## Problem statement
Any pictures should be left out; please print exactly the lines between the line with "Convert this chart to Chart.js code." and the line with "const lineStep = [28, 30, 29.5];", inclusive.

## Rows
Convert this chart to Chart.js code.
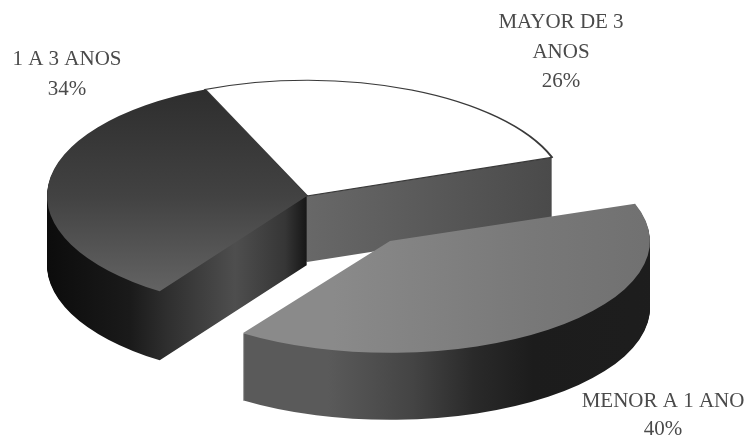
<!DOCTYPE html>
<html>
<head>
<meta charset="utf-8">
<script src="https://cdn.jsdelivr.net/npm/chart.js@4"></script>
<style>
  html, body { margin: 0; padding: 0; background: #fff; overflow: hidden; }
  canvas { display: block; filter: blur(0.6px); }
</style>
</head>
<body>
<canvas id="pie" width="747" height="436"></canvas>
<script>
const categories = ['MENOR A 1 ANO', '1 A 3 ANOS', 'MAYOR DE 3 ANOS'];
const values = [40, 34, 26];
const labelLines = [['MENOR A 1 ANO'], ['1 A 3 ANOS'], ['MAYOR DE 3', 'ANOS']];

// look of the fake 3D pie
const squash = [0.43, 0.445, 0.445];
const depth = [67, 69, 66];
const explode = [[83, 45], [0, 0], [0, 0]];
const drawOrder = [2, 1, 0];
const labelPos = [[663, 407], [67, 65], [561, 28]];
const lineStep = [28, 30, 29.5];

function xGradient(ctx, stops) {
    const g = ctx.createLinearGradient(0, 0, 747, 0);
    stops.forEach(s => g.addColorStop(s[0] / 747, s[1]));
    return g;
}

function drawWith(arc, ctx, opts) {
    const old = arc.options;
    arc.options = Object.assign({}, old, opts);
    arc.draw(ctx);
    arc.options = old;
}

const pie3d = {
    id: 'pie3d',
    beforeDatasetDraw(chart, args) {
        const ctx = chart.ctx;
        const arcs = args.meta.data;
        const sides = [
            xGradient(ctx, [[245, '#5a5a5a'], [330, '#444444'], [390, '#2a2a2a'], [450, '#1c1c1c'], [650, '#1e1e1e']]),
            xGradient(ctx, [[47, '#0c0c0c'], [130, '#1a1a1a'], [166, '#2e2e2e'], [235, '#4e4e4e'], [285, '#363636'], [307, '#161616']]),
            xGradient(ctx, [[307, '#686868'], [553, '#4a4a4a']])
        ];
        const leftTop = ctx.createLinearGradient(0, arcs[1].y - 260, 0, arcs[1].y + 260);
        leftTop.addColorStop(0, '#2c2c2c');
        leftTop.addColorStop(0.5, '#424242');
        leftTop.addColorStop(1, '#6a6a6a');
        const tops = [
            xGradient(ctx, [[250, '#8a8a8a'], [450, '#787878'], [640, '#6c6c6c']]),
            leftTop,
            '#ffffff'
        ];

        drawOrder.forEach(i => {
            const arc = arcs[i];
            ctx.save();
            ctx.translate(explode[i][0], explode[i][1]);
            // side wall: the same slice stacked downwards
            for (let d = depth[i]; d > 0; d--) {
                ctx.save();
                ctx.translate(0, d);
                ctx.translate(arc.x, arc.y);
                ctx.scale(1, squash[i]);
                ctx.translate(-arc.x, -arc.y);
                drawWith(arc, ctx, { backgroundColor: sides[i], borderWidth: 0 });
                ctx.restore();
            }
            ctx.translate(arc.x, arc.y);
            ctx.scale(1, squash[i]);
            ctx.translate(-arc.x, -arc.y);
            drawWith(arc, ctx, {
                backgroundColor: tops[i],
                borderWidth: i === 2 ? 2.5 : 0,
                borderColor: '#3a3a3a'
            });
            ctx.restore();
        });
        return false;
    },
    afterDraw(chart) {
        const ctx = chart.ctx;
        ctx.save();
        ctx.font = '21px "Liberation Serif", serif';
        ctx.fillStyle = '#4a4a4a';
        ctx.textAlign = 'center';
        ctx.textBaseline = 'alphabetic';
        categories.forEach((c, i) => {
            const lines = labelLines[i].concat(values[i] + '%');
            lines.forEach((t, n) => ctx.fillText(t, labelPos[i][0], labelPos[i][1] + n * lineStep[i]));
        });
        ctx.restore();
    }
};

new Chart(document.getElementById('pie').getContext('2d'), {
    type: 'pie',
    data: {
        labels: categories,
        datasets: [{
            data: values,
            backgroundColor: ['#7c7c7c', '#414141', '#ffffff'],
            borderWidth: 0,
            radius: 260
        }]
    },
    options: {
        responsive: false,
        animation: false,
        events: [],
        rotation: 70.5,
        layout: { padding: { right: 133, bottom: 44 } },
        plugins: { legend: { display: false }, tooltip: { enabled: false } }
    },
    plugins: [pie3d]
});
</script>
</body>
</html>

---

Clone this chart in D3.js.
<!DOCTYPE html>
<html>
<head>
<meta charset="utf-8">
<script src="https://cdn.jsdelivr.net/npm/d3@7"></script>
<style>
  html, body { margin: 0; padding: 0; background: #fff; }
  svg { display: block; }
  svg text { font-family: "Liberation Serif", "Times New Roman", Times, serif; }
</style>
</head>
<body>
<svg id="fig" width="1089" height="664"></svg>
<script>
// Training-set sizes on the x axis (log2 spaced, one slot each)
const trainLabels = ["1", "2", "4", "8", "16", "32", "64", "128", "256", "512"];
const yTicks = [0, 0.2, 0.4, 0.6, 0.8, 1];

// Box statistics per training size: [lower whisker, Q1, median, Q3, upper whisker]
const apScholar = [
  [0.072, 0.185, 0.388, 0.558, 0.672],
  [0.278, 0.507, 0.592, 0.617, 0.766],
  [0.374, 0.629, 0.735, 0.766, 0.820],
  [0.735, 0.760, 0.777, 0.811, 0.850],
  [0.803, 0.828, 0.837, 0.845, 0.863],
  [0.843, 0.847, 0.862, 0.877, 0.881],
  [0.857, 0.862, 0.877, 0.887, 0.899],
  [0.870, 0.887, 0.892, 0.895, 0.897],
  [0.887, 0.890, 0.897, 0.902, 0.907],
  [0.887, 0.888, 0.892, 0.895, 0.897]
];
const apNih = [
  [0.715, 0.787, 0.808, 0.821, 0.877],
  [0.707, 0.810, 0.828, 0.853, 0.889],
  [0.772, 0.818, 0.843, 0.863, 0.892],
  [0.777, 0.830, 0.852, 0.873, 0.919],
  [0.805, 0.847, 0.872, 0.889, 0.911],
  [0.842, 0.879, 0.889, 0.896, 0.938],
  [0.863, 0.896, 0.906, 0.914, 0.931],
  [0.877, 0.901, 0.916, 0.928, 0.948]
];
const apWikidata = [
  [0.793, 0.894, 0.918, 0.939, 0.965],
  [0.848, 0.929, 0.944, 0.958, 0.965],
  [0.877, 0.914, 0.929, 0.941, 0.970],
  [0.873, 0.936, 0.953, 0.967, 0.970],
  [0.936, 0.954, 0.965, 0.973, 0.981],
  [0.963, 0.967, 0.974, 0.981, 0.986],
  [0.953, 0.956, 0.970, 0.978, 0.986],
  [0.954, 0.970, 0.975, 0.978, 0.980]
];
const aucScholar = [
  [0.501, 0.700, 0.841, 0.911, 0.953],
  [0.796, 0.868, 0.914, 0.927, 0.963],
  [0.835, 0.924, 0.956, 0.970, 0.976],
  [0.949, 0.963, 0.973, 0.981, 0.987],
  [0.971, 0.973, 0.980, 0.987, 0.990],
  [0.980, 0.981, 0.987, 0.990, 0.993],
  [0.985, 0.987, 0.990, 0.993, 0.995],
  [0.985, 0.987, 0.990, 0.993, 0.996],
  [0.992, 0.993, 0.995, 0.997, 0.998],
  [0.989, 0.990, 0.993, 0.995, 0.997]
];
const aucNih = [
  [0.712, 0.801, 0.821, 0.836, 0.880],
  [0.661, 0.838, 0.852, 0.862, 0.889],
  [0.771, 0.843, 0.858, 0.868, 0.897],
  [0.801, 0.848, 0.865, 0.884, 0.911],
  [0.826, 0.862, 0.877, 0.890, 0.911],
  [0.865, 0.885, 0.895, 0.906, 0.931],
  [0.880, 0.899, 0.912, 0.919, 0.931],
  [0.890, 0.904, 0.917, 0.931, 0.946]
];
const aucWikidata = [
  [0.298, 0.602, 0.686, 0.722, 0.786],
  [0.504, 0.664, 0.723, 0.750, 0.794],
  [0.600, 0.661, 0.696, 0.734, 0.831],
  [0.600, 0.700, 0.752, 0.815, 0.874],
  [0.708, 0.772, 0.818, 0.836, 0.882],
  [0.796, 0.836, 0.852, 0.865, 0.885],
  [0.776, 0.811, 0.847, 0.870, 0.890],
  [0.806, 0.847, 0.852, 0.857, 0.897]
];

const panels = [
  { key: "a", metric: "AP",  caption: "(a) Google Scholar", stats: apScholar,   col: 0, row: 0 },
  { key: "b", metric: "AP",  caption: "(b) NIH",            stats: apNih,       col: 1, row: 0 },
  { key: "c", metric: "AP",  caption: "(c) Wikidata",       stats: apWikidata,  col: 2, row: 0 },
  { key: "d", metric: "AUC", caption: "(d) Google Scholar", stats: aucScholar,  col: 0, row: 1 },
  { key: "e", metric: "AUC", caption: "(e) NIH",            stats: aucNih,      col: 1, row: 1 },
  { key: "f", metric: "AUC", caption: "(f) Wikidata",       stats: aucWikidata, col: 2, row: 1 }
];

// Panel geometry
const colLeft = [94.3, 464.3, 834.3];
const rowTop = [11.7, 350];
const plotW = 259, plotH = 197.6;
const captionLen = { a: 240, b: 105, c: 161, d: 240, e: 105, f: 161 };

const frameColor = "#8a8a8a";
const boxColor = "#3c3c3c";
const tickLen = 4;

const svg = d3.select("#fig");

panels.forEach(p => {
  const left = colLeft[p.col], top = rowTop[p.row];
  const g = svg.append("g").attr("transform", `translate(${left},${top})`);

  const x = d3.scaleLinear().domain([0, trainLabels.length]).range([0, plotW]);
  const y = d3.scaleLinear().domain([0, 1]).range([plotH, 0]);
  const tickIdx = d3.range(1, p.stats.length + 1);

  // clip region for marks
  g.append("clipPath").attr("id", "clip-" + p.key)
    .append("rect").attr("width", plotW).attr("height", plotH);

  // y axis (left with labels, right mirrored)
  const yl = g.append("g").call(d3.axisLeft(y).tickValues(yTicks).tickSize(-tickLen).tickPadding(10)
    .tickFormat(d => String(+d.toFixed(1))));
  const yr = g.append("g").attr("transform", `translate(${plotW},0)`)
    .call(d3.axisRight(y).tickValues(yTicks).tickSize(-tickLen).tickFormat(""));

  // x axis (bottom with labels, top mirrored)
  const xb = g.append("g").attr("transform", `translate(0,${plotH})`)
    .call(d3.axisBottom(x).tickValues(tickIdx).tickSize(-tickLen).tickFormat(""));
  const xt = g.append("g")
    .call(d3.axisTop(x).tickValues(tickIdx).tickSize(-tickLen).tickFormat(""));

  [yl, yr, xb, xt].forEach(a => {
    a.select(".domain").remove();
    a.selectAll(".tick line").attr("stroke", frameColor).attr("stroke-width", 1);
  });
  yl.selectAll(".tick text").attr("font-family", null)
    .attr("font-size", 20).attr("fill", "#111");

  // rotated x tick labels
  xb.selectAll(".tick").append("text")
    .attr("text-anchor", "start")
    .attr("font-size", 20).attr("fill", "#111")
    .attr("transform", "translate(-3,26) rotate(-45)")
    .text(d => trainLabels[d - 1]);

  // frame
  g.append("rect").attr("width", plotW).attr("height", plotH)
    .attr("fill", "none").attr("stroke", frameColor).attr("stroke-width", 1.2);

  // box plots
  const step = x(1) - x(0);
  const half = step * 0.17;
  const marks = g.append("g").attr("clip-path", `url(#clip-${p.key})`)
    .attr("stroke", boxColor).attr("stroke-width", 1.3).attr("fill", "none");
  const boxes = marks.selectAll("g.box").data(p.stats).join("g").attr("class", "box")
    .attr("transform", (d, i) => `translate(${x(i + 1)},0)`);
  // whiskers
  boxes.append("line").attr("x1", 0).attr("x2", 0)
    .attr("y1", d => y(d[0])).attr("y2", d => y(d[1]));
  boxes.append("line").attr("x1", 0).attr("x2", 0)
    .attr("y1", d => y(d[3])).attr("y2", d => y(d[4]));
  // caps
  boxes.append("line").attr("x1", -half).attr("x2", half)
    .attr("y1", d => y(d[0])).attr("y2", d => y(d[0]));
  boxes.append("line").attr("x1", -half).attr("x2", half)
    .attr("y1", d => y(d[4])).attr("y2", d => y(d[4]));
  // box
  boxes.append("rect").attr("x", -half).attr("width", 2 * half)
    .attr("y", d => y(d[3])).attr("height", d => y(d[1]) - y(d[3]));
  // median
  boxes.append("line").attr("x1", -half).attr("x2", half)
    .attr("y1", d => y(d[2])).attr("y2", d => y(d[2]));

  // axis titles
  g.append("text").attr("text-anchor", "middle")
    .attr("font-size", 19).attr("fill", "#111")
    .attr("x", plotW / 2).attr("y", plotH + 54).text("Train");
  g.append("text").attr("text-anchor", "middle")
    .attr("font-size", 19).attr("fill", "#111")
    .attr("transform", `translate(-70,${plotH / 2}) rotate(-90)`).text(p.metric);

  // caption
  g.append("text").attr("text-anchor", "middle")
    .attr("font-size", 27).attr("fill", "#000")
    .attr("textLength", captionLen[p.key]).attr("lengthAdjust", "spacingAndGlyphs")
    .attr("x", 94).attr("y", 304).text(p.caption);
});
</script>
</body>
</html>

## The output
Convert this chart to Chart.js code.
<!DOCTYPE html>
<html>
<head>
<meta charset="utf-8">
<script src="https://cdn.jsdelivr.net/npm/chart.js@4"></script>
<style>
  html, body { margin: 0; padding: 0; background: #fff; overflow: hidden; }
  canvas { display: block; filter: blur(0.6px); }
</style>
</head>
<body>
<canvas id="pie" width="747" height="436"></canvas>
<script>
const categories = ['MENOR A 1 ANO', '1 A 3 ANOS', 'MAYOR DE 3 ANOS'];
const values = [40, 34, 26];
const labelLines = [['MENOR A 1 ANO'], ['1 A 3 ANOS'], ['MAYOR DE 3', 'ANOS']];

// look of the fake 3D pie
const squash = [0.43, 0.445, 0.445];
const depth = [67, 69, 66];
const explode = [[83, 45], [0, 0], [0, 0]];
const drawOrder = [2, 1, 0];
const labelPos = [[663, 407], [67, 65], [561, 28]];
const lineStep = [28, 30, 29.5];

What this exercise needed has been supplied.